Riggs' sister, father, niece and nephew held onto a 16-foot skiff off of Deal Island, Md. for almost eight hours in a sea of stinging jellyfish while Riggs ventured into unsure waters for aid.
"Our legs were getting stung over and over again by the jellyfish," Riggs' sister Contessa told ABC News. "We had cuts and bruises. My son was crying. Waves kept crashing over our heads."
As his family waited in the water, Riggs barreled over rocks and waves in the inky-black night until he reached the shore. When he finally stood up on the bank, he could hardly walk.
Riggs then shuffled-sometimes crawling-to the closest house in his line of vision. At around 1 a.m. on Wednesday, he knocked on the door.

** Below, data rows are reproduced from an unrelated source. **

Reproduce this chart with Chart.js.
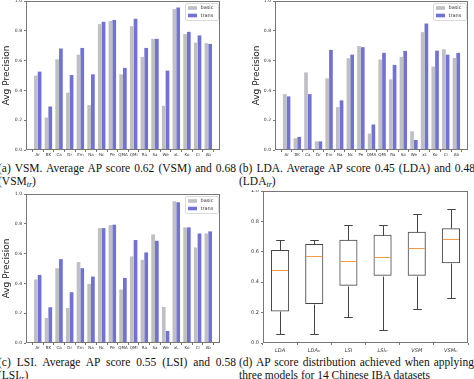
<!DOCTYPE html>
<html><head><meta charset="utf-8">
<script src="https://cdn.jsdelivr.net/npm/chart.js@4.4.1/dist/chart.umd.min.js"></script>
<style>
html,body{margin:0;padding:0;background:#fff;}
body{width:474px;height:379px;position:relative;overflow:hidden;}
.pane{position:absolute;}
.cap{position:absolute;font-family:"Liberation Serif","DejaVu Serif",serif;font-size:11.5px;line-height:13px;height:13px;white-space:nowrap;color:#111;}
.j{text-align:justify;text-align-last:justify;}
.cap sub{font-size:8px;font-style:italic;vertical-align:-2px;line-height:0;}
</style></head><body>
<div class="pane" style="left:0;top:0;width:237px;height:160px"><canvas id="ca"></canvas></div>
<div class="pane" style="left:237px;top:0;width:237px;height:160px"><canvas id="cb"></canvas></div>
<div class="pane" style="left:0;top:190px;width:237px;height:165px"><canvas id="cc"></canvas></div>
<div class="pane" style="left:237px;top:190px;width:237px;height:165px"><canvas id="cd"></canvas></div>

<div class="cap j" style="left:-2px;top:162px;width:238px">(a) VSM. Average AP score 0.62 (VSM) and 0.68</div>
<div class="cap" style="left:-2px;top:175px">(VSM<sub>tr</sub>)</div>
<div class="cap j" style="left:239px;top:162px;width:236px">(b) LDA. Average AP score 0.45 (LDA) and 0.48</div>
<div class="cap" style="left:239px;top:175px">(LDA<sub>tr</sub>)</div>
<div class="cap j" style="left:-2px;top:356px;width:238px">(c) LSI. Average AP score 0.55 (LSI) and 0.58</div>
<div class="cap" style="left:-2px;top:369px">(LSI<sub>tr</sub>)</div>
<div class="cap j" style="left:239px;top:356px;width:235px">(d) AP score distribution achieved when applying</div>
<div class="cap" style="left:239px;top:369px">three models for 14 Chinese IBA datasets</div>

<script>
// ---- data ----
const categories = ['Ar','BK','Ca','Dr','Em','Na','Nc','Pe','QMA','QMi','Ra','Sa','We','xL','Ko','Ci','Ab'];
const vsmBasic = [0.499,0.218,0.609,0.384,0.640,0.301,0.845,0.865,0.508,0.831,0.625,0.746,0.297,0.946,0.778,0.721,0.717];
const vsmTrans = [0.526,0.292,0.681,0.503,0.685,0.508,0.861,0.872,0.551,0.881,0.685,0.746,0.533,0.957,0.793,0.769,0.712];
const ldaBasic = [0.375,0.079,0.521,0.058,0.481,0.288,0.616,0.697,0.110,0.607,0.474,0.625,0.126,0.791,0.560,0.676,0.618];
const ldaTrans = [0.360,0.088,0.375,0.058,0.672,0.333,0.640,0.690,0.171,0.652,0.571,0.665,0.067,0.849,0.667,0.640,0.652];
const lsiBasic = [0.426,0.168,0.502,0.235,0.543,0.397,0.771,0.791,0.359,0.581,0.558,0.729,0.242,0.951,0.776,0.641,0.735];
const lsiTrans = [0.457,0.240,0.563,0.341,0.502,0.446,0.771,0.794,0.437,0.691,0.608,0.686,0.081,0.944,0.776,0.735,0.749];
const seriesNames = ['basic','trans'];
const yTicks = [0.0,0.2,0.4,0.6,0.8,1.0];
const boxLabels = ['LDA','LDA\u209C\u1D63','LSI','LSI\u209C\u1D63','VSM','VSM\u209C\u1D63'];
const boxLow    = [0.061,0.061,0.171,0.083,0.223,0.293];
const boxQ1     = [0.208,0.256,0.376,0.442,0.442,0.525];
const boxMedian = [0.482,0.570,0.541,0.564,0.623,0.686];
const boxQ3     = [0.612,0.651,0.680,0.712,0.732,0.755];
const boxHigh   = [0.678,0.676,0.774,0.774,0.847,0.882];

const FONT = '"DejaVu Sans"';
const BASIC = '#bfbfc6', TRANS = '#7272d4', AXIS = '#777';

const frame = {id:'frame', afterDatasetsDraw(c){
  const {ctx, chartArea:a} = c;
  ctx.save(); ctx.strokeStyle = AXIS; ctx.lineWidth = 1;
  ctx.strokeRect(Math.round(a.left)+0.5, Math.round(a.top)+0.5, Math.round(a.width)-1, Math.round(a.height)-1);
  ctx.restore();
}};

const legendIn = {id:'legendIn', afterDatasetsDraw(c){
  const a = c.chartArea, ctx = c.ctx;
  const w = 33, h = 17, x = a.right - 2 - w, y = a.top + 2;
  ctx.save();
  ctx.beginPath(); ctx.roundRect(x+0.5, y+0.5, w, h, 1.5);
  ctx.fillStyle = 'rgba(255,255,255,0.85)'; ctx.fill();
  ctx.strokeStyle = '#d0d0d0'; ctx.lineWidth = 0.8; ctx.stroke();
  c.data.datasets.forEach((d,i) => {
    const ry = y + 5 + i*7.5;
    ctx.fillStyle = d.backgroundColor; ctx.fillRect(x+3, ry-1.8, 9, 3.6);
    ctx.fillStyle = '#333'; ctx.font = '5px ' + FONT; ctx.textBaseline = 'middle';
    ctx.fillText(d.label, x+15.5, ry);
  });
  ctx.restore();
}};

function fixPad(s){ s.paddingTop = 0; s.paddingBottom = 0; s.paddingLeft = 0; s.paddingRight = 0; }

function barChart(id, basic, trans, opt){
  new Chart(document.getElementById(id), {
    type: 'bar',
    data: { datasets: [
      {label: seriesNames[0], data: basic.map((v,i)=>({x:i,y:v})), backgroundColor: BASIC, borderWidth: 0},
      {label: seriesNames[1], data: trans.map((v,i)=>({x:i,y:v})), backgroundColor: TRANS, borderWidth: 0}
    ]},
    options: {
      responsive: true, maintainAspectRatio: false, animation: false,
      categoryPercentage: 0.7, barPercentage: 1.0,
      layout: {padding: opt.pad},
      plugins: {legend: {display:false}, tooltip: {enabled:false}},
      scales: {
        x: { type: 'linear', min: -1.1, max: 17.1, offset: false,
          afterBuildTicks: s => { s.ticks = categories.map((_,i)=>({value:i})); },
          afterFit: s => { s.height = opt.xh; fixPad(s); },
          ticks: { autoSkip: false, maxRotation: 0, padding: 1, color: '#333', font: {family: FONT, size: 4},
                   callback: v => categories[v] },
          grid: { drawOnChartArea: false, drawTicks: true, tickLength: 2, color: AXIS },
          border: { display: false } },
        y: { min: 0, max: 1,
          afterBuildTicks: s => { s.ticks = yTicks.map(v=>({value:v})); },
          afterFit: s => { s.width = opt.yw; fixPad(s); },
          ticks: { padding: 2, color: '#333', font: {family: FONT, size: 4.5}, callback: v => Number(v).toFixed(1) },
          grid: { drawOnChartArea: false, drawTicks: true, tickLength: 2, color: AXIS },
          border: { display: false },
          title: { display: true, text: 'Avg Precision', color: '#222', font: {family: FONT, size: 9}, padding: {top: 1.5, bottom: 0} } }
      }
    },
    plugins: [frame, legendIn]
  });
}

barChart('ca', vsmBasic, vsmTrans, {pad:{left:0, top:1, right:17, bottom:0}, xh:10, yw:26});
barChart('cb', ldaBasic, ldaTrans, {pad:{left:13, top:1, right:6, bottom:0}, xh:10, yw:25});
barChart('cc', lsiBasic, lsiTrans, {pad:{left:0, top:4, right:17, bottom:0}, xh:12, yw:26});

const whiskers = {id:'whiskers', afterDatasetsDraw(c){
  const y = c.scales.y, ctx = c.ctx, meta = c.getDatasetMeta(0);
  const r = v => Math.round(v) + 0.5;
  const line = (x1,y1,x2,y2) => { ctx.beginPath(); ctx.moveTo(x1,y1); ctx.lineTo(x2,y2); ctx.stroke(); };
  ctx.save(); ctx.lineWidth = 1;
  boxLabels.forEach((_,i) => {
    const bar = meta.data[i];
    const cx = r(bar.x), hw = bar.width/2, cap = hw*0.47;
    const p = v => r(y.getPixelForValue(v));
    ctx.strokeStyle = '#444';
    line(cx, p(boxQ3[i]), cx, p(boxHigh[i]));
    line(cx, p(boxQ1[i]), cx, p(boxLow[i]));
    line(cx-cap, p(boxHigh[i]), cx+cap, p(boxHigh[i]));
    line(cx-cap, p(boxLow[i]), cx+cap, p(boxLow[i]));
    ctx.strokeStyle = '#f59a45';
    line(bar.x-hw+1, p(boxMedian[i]), bar.x+hw-1, p(boxMedian[i]));
  });
  ctx.restore();
}};

new Chart(document.getElementById('cd'), {
  type: 'bar',
  data: { labels: boxLabels, datasets: [
    {label: 'IQR', data: boxQ1.map((q,i)=>[q, boxQ3[i]]), backgroundColor: 'rgba(255,255,255,0)',
     borderColor: '#444', borderWidth: 1, borderSkipped: false}
  ]},
  options: {
    responsive: true, maintainAspectRatio: false, animation: false,
    categoryPercentage: 0.53, barPercentage: 1.0,
    layout: {padding: {left:0, top:1, right:6, bottom:0}},
    plugins: {legend: {display:false}, tooltip: {enabled:false}},
    scales: {
      x: { afterFit: s => { s.height = 12; fixPad(s); },
        ticks: { autoSkip: false, maxRotation: 0, padding: 3, color: '#333', font: {family: FONT, size: 5, style: 'italic'} },
        grid: { drawOnChartArea: false, drawTicks: true, tickLength: 2, color: AXIS },
        border: { display: false } },
      y: { min: 0, max: 1,
        afterBuildTicks: s => { s.ticks = yTicks.map(v=>({value:v})); },
        afterFit: s => { s.width = 26; fixPad(s); },
        ticks: { padding: 2, color: '#333', font: {family: FONT, size: 5}, callback: v => Number(v).toFixed(1) },
        grid: { drawOnChartArea: false, drawTicks: true, tickLength: 2, color: AXIS },
        border: { display: false } }
    }
  },
  plugins: [frame, whiskers]
});
</script>
</body></html>
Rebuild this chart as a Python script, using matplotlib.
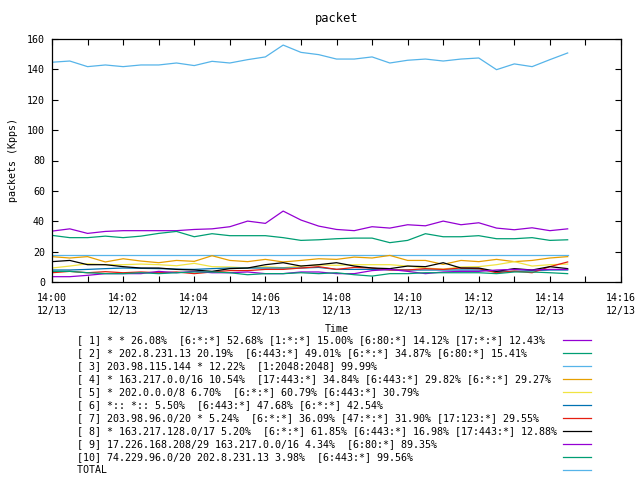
#!/usr/bin/env python

import numpy as np
import pandas as pd
import matplotlib
matplotlib.use("Agg")
import matplotlib.pyplot as plt
import matplotlib.dates as mdates

plt.rcParams['font.family'] = ['DejaVu Sans Mono']
plt.rcParams['font.size'] = 7.2

# samples every 30 s starting 14:00 on 12/13
times = pd.date_range("2023-12-13 14:00:00", periods=30, freq="30s")

s1 = [33.5, 35.0, 32.0, 33.3, 33.8, 33.8, 33.8, 33.8, 34.6, 35.0, 36.4, 40.1, 38.6, 46.7, 40.8,
      36.8, 34.6, 33.8, 36.4, 35.5, 37.7, 37.0, 40.1, 37.7, 39.0, 35.5, 34.4, 35.7, 33.8, 35.0]
s2 = [30.7, 29.2, 29.2, 30.2, 29.2, 30.2, 32.0, 33.3, 29.8, 31.8, 30.5, 30.5, 30.5, 29.2, 27.4,
      27.8, 28.5, 28.9, 28.9, 25.9, 27.4, 31.8, 29.8, 29.8, 30.5, 28.5, 28.5, 29.2, 27.4, 27.8]
s3 = [18.0] * 30
s4 = [16.7, 15.8, 16.7, 13.2, 15.3, 13.8, 12.7, 14.2, 13.6, 17.3, 14.2, 13.4, 14.9, 13.2, 14.2,
      15.3, 14.9, 16.4, 15.8, 17.5, 14.2, 14.2, 11.6, 14.2, 13.4, 14.9, 13.4, 14.2, 15.8, 16.7]
s5 = [9.2, 10.5, 12.0, 11.4, 11.4, 11.8, 11.4, 10.7, 12.3, 10.1, 9.9, 9.2, 10.1, 9.4, 10.5,
      11.2, 11.0, 11.4, 11.4, 11.4, 10.5, 9.2, 8.5, 9.9, 10.1, 11.4, 13.4, 10.5, 11.4, 11.8]
s6 = [7.9, 7.9, 8.3, 8.8, 9.2, 9.0, 8.8, 8.5, 8.3, 8.8, 9.2, 9.2, 9.2, 9.2, 9.2,
      9.6, 8.3, 8.3, 8.3, 8.0, 7.9, 7.9, 7.9, 7.9, 7.9, 7.0, 7.0, 7.5, 7.9, 7.9]
s7 = [6.1, 7.0, 6.1, 6.8, 6.1, 6.6, 6.1, 6.6, 5.5, 6.6, 7.5, 7.5, 8.3, 8.3, 9.2,
      10.1, 8.3, 9.6, 9.2, 7.9, 7.9, 8.8, 8.3, 9.2, 8.8, 6.1, 7.2, 6.1, 10.1, 13.2]
s8 = [13.4, 14.2, 11.4, 11.4, 10.1, 9.2, 9.2, 8.3, 7.9, 7.0, 8.8, 9.2, 11.4, 12.7, 10.5,
      11.4, 12.7, 10.5, 9.2, 8.8, 10.5, 10.1, 12.7, 9.2, 9.2, 7.0, 8.8, 7.9, 10.1, 8.8]
s9 = [3.5, 3.5, 4.4, 5.5, 5.5, 5.5, 7.0, 6.1, 7.0, 6.1, 6.1, 6.6, 5.5, 5.5, 6.6,
      6.6, 5.5, 5.5, 7.5, 8.3, 7.0, 5.5, 6.6, 7.0, 7.0, 7.9, 8.3, 7.9, 8.3, 8.3]
s10 = [7.0, 7.0, 6.1, 5.5, 5.5, 6.1, 5.5, 6.1, 6.6, 6.6, 6.1, 4.8, 5.5, 5.5, 6.1,
       5.5, 6.1, 4.8, 3.9, 5.5, 5.5, 6.1, 6.1, 6.1, 6.1, 5.5, 6.6, 6.6, 6.1, 5.5]
total = [144.7, 145.5, 141.8, 142.9, 141.8, 142.9, 142.9, 144.2, 142.5, 145.3, 144.2, 146.4, 148.2, 156.0, 151.2,
         149.7, 146.8, 146.8, 148.2, 144.2, 146.0, 146.8, 145.5, 146.8, 147.5, 139.8, 143.6, 141.8, 146.4, 150.8]

labels = [
    "[ 1] * * 26.08%  [6:*:*] 52.68% [1:*:*] 15.00% [6:80:*] 14.12% [17:*:*] 12.43%",
    "[ 2] * 202.8.231.13 20.19%  [6:443:*] 49.01% [6:*:*] 34.87% [6:80:*] 15.41%",
    "[ 3] 203.98.115.144 * 12.22%  [1:2048:2048] 99.99%",
    "[ 4] * 163.217.0.0/16 10.54%  [17:443:*] 34.84% [6:443:*] 29.82% [6:*:*] 29.27%",
    "[ 5] * 202.0.0.0/8 6.70%  [6:*:*] 60.79% [6:443:*] 30.79%",
    "[ 6] *:: *:: 5.50%  [6:443:*] 47.68% [6:*:*] 42.54%",
    "[ 7] 203.98.96.0/20 * 5.24%  [6:*:*] 36.09% [47:*:*] 31.90% [17:123:*] 29.55%",
    "[ 8] * 163.217.128.0/17 5.20%  [6:*:*] 61.85% [6:443:*] 16.98% [17:443:*] 12.88%",
    "[ 9] 17.226.168.208/29 163.217.0.0/16 4.34%  [6:80:*] 89.35%",
    "[10] 74.229.96.0/20 202.8.231.13 3.98%  [6:443:*] 99.56%",
    "TOTAL",
]
series = [s1, s2, s3, s4, s5, s6, s7, s8, s9, s10, total]
colors = ["#9400d3", "#009e73", "#56b4e9", "#e69f00", "#f0e442", "#0072b2",
          "#e51e10", "#000000", "#9400d3", "#009e73", "#56b4e9"]

# pad labels so the monospace text lines up on the left
width = max(len(l) for l in labels)
padded = [l.ljust(width) for l in labels]

fig = plt.figure(figsize=(6.4, 4.8), dpi=100)
ax = fig.add_axes([52 / 640, 1 - 282 / 480, (621 - 52) / 640, (282 - 39) / 480])

for ys, c, lab in zip(series, colors, padded):
    ax.plot(times, ys, color=c, lw=0.9, label=lab)

ax.set_xlim(pd.Timestamp("2023-12-13 14:00"), pd.Timestamp("2023-12-13 14:16"))
ax.set_ylim(0, 160)
ax.set_yticks(np.arange(0, 161, 20))
ax.xaxis.set_major_locator(mdates.MinuteLocator(byminute=range(0, 60, 2)))
ax.xaxis.set_minor_locator(mdates.MinuteLocator())
ax.xaxis.set_major_formatter(mdates.DateFormatter("%H:%M\n%m/%d"))
ax.tick_params(which="both", direction="in", top=True, right=True, length=4, width=0.8, pad=5)
ax.tick_params(axis="x", pad=8)
plt.setp(ax.get_xticklabels(), linespacing=1.35)
for sp in ax.spines.values():
    sp.set_linewidth(0.9)

ax.set_title("packet", pad=12)
ax.set_xlabel("Time", labelpad=6)
ax.set_ylabel("packets (Kpps)")
ax.yaxis.set_label_coords(-0.06, 0.5)

ax.legend(loc="upper left", bbox_to_anchor=(77 / 640, 1 - 335 / 480),
          bbox_transform=fig.transFigure, frameon=False, markerfirst=False,
          handlelength=2.8, handletextpad=0.6, labelspacing=0.3, borderpad=0,
          borderaxespad=0)

fig.savefig("out.png", dpi=100)
plt.close()
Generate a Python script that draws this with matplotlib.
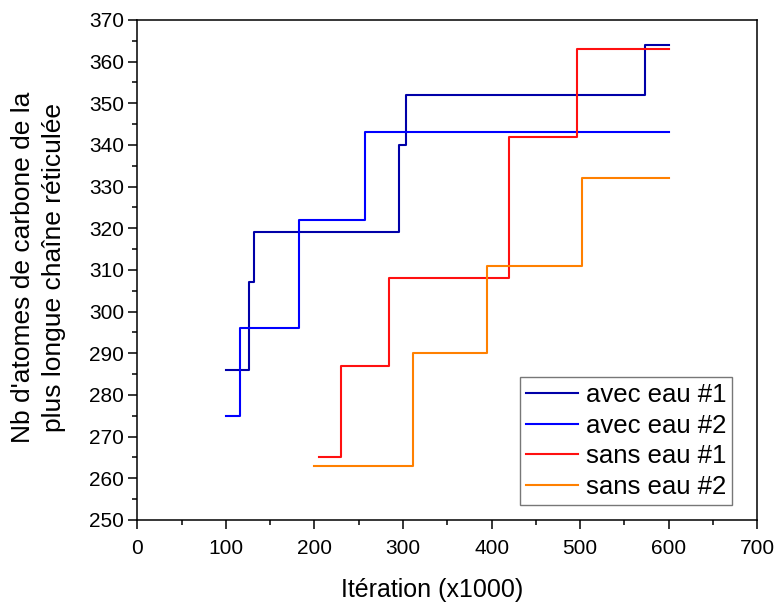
import numpy as np
import matplotlib.pyplot as plt
from matplotlib.ticker import MultipleLocator

plt.rcParams["font.family"] = ["Liberation Sans", "DejaVu Sans"]

# step change points (x in thousands of iterations)
avec1_x = [100, 126, 132, 295, 303, 573, 600]
avec1_y = [286, 307, 319, 340, 352, 364, 364]
avec2_x = [100, 116, 182, 257, 600]
avec2_y = [275, 296, 322, 343, 343]
sans1_x = [205, 230, 284, 420, 497, 600]
sans1_y = [265, 287, 308, 342, 363, 363]
sans2_x = [200, 311, 395, 502, 600]
sans2_y = [263, 290, 311, 332, 332]

labels = ["avec eau #1", "avec eau #2", "sans eau #1", "sans eau #2"]
colors = ["#0000a8", "#0000ff", "#ff1010", "#ff8000"]

fig = plt.figure(figsize=(7.74, 6.05), dpi=100)
ax = fig.add_axes([0.1774, 0.1405, 0.8010, 0.8265])

series = [(avec1_x, avec1_y), (avec2_x, avec2_y), (sans1_x, sans1_y), (sans2_x, sans2_y)]
for (xs, ys), lab, c in zip(series, labels, colors):
    ax.plot(xs, ys, drawstyle="steps-post", color=c, lw=1.5, label=lab)

ax.set_xlim(0, 700)
ax.set_ylim(250, 370)
ax.xaxis.set_major_locator(MultipleLocator(100))
ax.xaxis.set_minor_locator(MultipleLocator(50))
ax.yaxis.set_major_locator(MultipleLocator(10))
ax.yaxis.set_minor_locator(MultipleLocator(5))
ax.tick_params(which="major", direction="out", length=6.5, width=1.1,
               labelsize=15, pad=3)
ax.tick_params(axis="x", which="major", pad=7)
ax.tick_params(which="minor", direction="out", length=3.5, width=1.1)
for s in ax.spines.values():
    s.set_linewidth(1.1)

ax.set_xlabel("Itération (x1000)", fontsize=18)
ax.xaxis.set_label_coords(0.475, -0.115)
ax.set_ylabel("Nb d'atomes de carbone de la\nplus longue chaîne réticulée",
              fontsize=19, linespacing=1.38)
ax.yaxis.set_label_coords(-0.115, 0.505)

leg = ax.legend(loc="lower right", bbox_to_anchor=(0.96, 0.03), fontsize=18.5,
                frameon=True, fancybox=False, handlelength=2.0,
                handletextpad=0.3, labelspacing=0.25, borderpad=0.25,
                borderaxespad=0)
leg.get_frame().set_edgecolor("#555555")
leg.get_frame().set_linewidth(1.0)

fig.savefig("out.png", dpi=100)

Angela Byrd was sleeping when her dog barking brought her to attention. She told the Daily Times she opened the front door and saw Riggs standing there, drenched in sea water, barefoot.
"I've been swimming since sundown; I need help," Riggs said.
She then called 911, along with Deal Island Fire Chief Donald Ford.
Emergency workers hurried to the area where the family still held on, wearing life preservers.
"It is lucky they put their life jackets on,"Sgt. Brian Albert of the Maryland Natural Resources Police force said. "The life jackets are what saved their lives."
"We clinged to the side of the boat and got stung by sea nettles in the dark," Emily Horn, Riggs' 9-year-old niece told the Associated Press. "I've never been so happy to see search boats in my life. It took him five hours to swim ashore. He had to stop and grab a crab pot buoy and rest, then swim."
Horn called Riggs, who was a member of a fishing party in the Sharksfin Shoal Light, a "real hero."